Adobe researchers create 3D models from 2D images ‘within 5 seconds’ in new AI breakthrough - Reporters Post24

A team of researchers from Adobe Research and Australian National University have developed a groundbreaking artificial intelligence (AI) model that can transform a single 2D image into a high-quality 3D model in just 5 seconds.

This breakthrough, detailed in their research paper LRM: Large Reconstruction Model for Single Image to 3D, could revolutionize industries such as gaming, animation, industrial design, augmented reality (AR), and virtual reality (VR).

“Imagine if we could instantly create a 3D shape from a single image of an arbitrary object. Broad applications in industrial design, animation, gaming, and AR/VR have strongly motivated relevant research in seeking a generic and efficient approach towards this long-standing goal,” the researchers wrote.

Training with massive datasets

Unlike previous methods trained on small datasets in a category-specific fashion, LRM uses a highly scalable transformer-based neural network architecture with over 500 million parameters. It is trained on around 1 million 3D objects from the Objaverse and MVImgNet datasets in an end-to-end manner to predict a neural radiance field (NeRF) directly from the input image.

“This combination of a high-capacity model and large-scale training data empowers our model to be highly generalizable and produce high-quality 3D reconstructions from various testing inputs including real-world in-the-wild captures and images from generative models,” the paper states.

The lead author, Yicong Hong, said LRM represents a breakthrough in single-image 3D reconstruction. “To the best of our knowledge, LRM is the first large-scale 3D reconstruction model; it contains more than 500 million learnable parameters, and it is trained on approximately one million 3D shapes and video data across diverse categories,” he said.

Experiments showed LRM can reconstruct high-fidelity 3D models from real-world images, as well as images created by AI generative models like DALL-E and Stable Diffusion. The system produces detailed geometry and preserves complex textures like wood grains.

Potential to transform industries

The LRM’s potential applications are vast and exciting, extending from practical uses in industry and design to entertainment and gaming. It could streamline the process of creating 3D models for video games or animations, reducing time and resource expenditure.

In industrial design, the model could expedite prototyping by creating accurate 3D models from 2D sketches. In AR/VR, the LRM could enhance user experiences by generating detailed 3D environments from 2D images in real-time.

Moreover, the LRM’s ability to work with “in-the-wild” captures opens up possibilities for user-generated content and democratization of 3D modeling. Users could potentially create high-quality 3D models from photographs taken with their smartphones, opening up a world of creative and commercial opportunities.

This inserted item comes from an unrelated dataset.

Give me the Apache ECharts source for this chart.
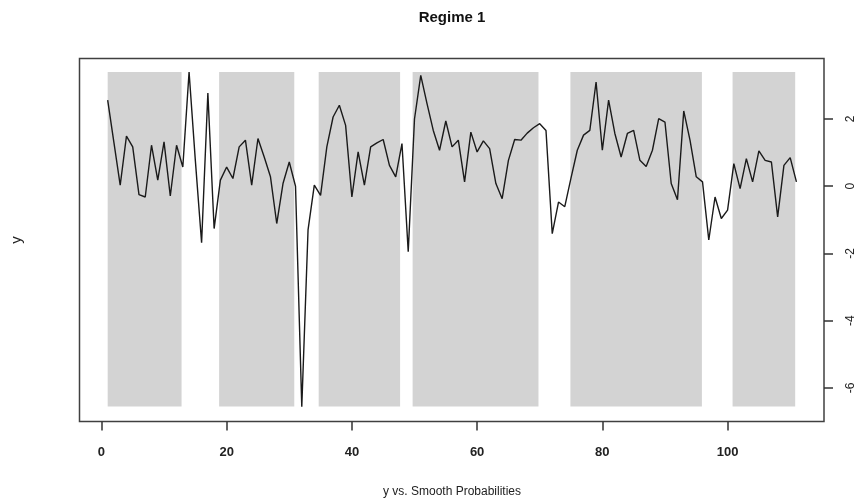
<!DOCTYPE html>
<html>
<head>
    <meta charset="utf-8">
    <title>Regime 1</title>
    <script src="https://cdn.jsdelivr.net/npm/echarts@6.0.0/dist/echarts.min.js"></script>
    <style>
        html, body { margin: 0; padding: 0; background: #fff; }
        #main { width: 857px; height: 501px; }
    </style>
</head>
<body>
<div id="main"></div>
<script>
    // observed series, x = 1..111
    const yValues = [
        2.56, 1.3, 0.03, 1.49, 1.17, -0.25, -0.32, 1.22, 0.18, 1.32,
        -0.29, 1.22, 0.57, 3.40, 0.77, -1.68, 2.77, -1.26, 0.18, 0.57,
        0.23, 1.17, 1.37, 0.03, 1.42, 0.87, 0.28, -1.11, 0.08, 0.72,
        0.0, -6.56, -1.3, 0.03, -0.27, 1.17, 2.06, 2.41, 1.81, -0.32,
        1.02, 0.03, 1.17, 1.29, 1.39, 0.62, 0.28, 1.27, -1.95, 2.0,
        3.30, 2.46, 1.66, 1.07, 1.94, 1.17, 1.37, 0.13, 1.61, 1.02,
        1.35, 1.12, 0.08, -0.37, 0.77, 1.39, 1.37, 1.58, 1.74, 1.86,
        1.66, -1.41, -0.47, -0.61, 0.25, 1.07, 1.52, 1.66, 3.10, 1.07,
        2.56, 1.57, 0.87, 1.57, 1.66, 0.77, 0.59, 1.07, 2.01, 1.91,
        0.08, -0.40, 2.24, 1.37, 0.28, 0.13, -1.60, -0.32, -0.96, -0.71,
        0.67, -0.07, 0.82, 0.13, 1.05, 0.77, 0.72, -0.91, 0.62, 0.85,
        0.13
    ];

    // shaded regime-1 periods (smoothed prob > 0.5)
    const regimeStart = [1, 18.8, 34.7, 49.7, 74.9, 100.8];
    const regimeEnd = [12.8, 30.8, 47.7, 69.8, 95.9, 110.8];
    const bandTop = 3.40;
    const bandBottom = -6.55;

    const xTicks = [0, 20, 40, 60, 80, 100];
    const yTicks = [-6, -4, -2, 0, 2];

    const lineData = yValues.map((v, i) => [i + 1, v]);
    const bands = regimeStart.map((s, i) => [
        {xAxis: s, yAxis: bandTop},
        {xAxis: regimeEnd[i], yAxis: bandBottom}
    ]);

    const font = 'Liberation Sans, Arial, sans-serif';
    const chart = echarts.init(document.getElementById('main'));

    chart.setOption({
        animation: false,
        grid: {
            left: 79.5, right: 32, top: 58.5, bottom: 79.5,
            show: true, borderColor: '#404040', borderWidth: 1.5,
            backgroundColor: 'transparent'
        },
        xAxis: {
            type: 'value', min: -3.5, max: 115.4,
            splitLine: {show: false},
            axisLine: {show: false, onZero: false},
            axisTick: {show: true, inside: false, length: 9, lineStyle: {color: '#333', width: 1.5}, customValues: xTicks},
            axisLabel: {
                customValues: xTicks, margin: 24, color: '#222',
                fontFamily: font, fontSize: 13, fontWeight: 'bold', verticalAlign: 'top'
            }
        },
        yAxis: {
            type: 'value', position: 'right', min: -7.0, max: 3.8,
            splitLine: {show: false},
            axisLine: {show: false, onZero: false},
            axisTick: {show: true, inside: false, length: 9, lineStyle: {color: '#333', width: 1.5}, customValues: yTicks},
            axisLabel: {
                customValues: yTicks, margin: 21, rotate: 90, color: '#222',
                fontFamily: font, fontSize: 12
            }
        },
        graphic: [
            {type: 'text', x: 452, y: 18, style: {text: 'Regime 1', fontFamily: font, fontSize: 15, fontWeight: 'bold', fill: '#111', align: 'center', verticalAlign: 'middle'}},
            {type: 'text', x: 452, y: 492, style: {text: 'y vs. Smooth Probabilities', fontFamily: font, fontSize: 12, fill: '#222', align: 'center', verticalAlign: 'middle'}},
            {type: 'text', x: 17, y: 240, rotation: Math.PI / 2, style: {text: 'y', fontFamily: font, fontSize: 15, fill: '#222', align: 'center', verticalAlign: 'middle'}}
        ],
        series: [
            {
                type: 'line', data: [], z: 1, silent: true,
                markArea: {
                    silent: true,
                    itemStyle: {color: '#d3d3d3'},
                    data: bands
                }
            },
            {
                type: 'line', data: lineData, z: 3,
                showSymbol: false, symbol: 'none',
                lineStyle: {color: '#1a1a1a', width: 1.4}
            }
        ]
    });
</script>
</body>
</html>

Blurry textures a problem, but method advances field

While promising, the researchers acknowledged LRM has limitations like blurry texture generation for occluded regions. But they said the work shows the promise of large transformer-based models trained on huge datasets to learn generalized 3D reconstruction capabilities.

“In the era of large-scale learning, we hope our idea can inspire future research to explore data-driven 3D large reconstruction models that generalize well to arbitrary in-the-wild images,” the paper concluded.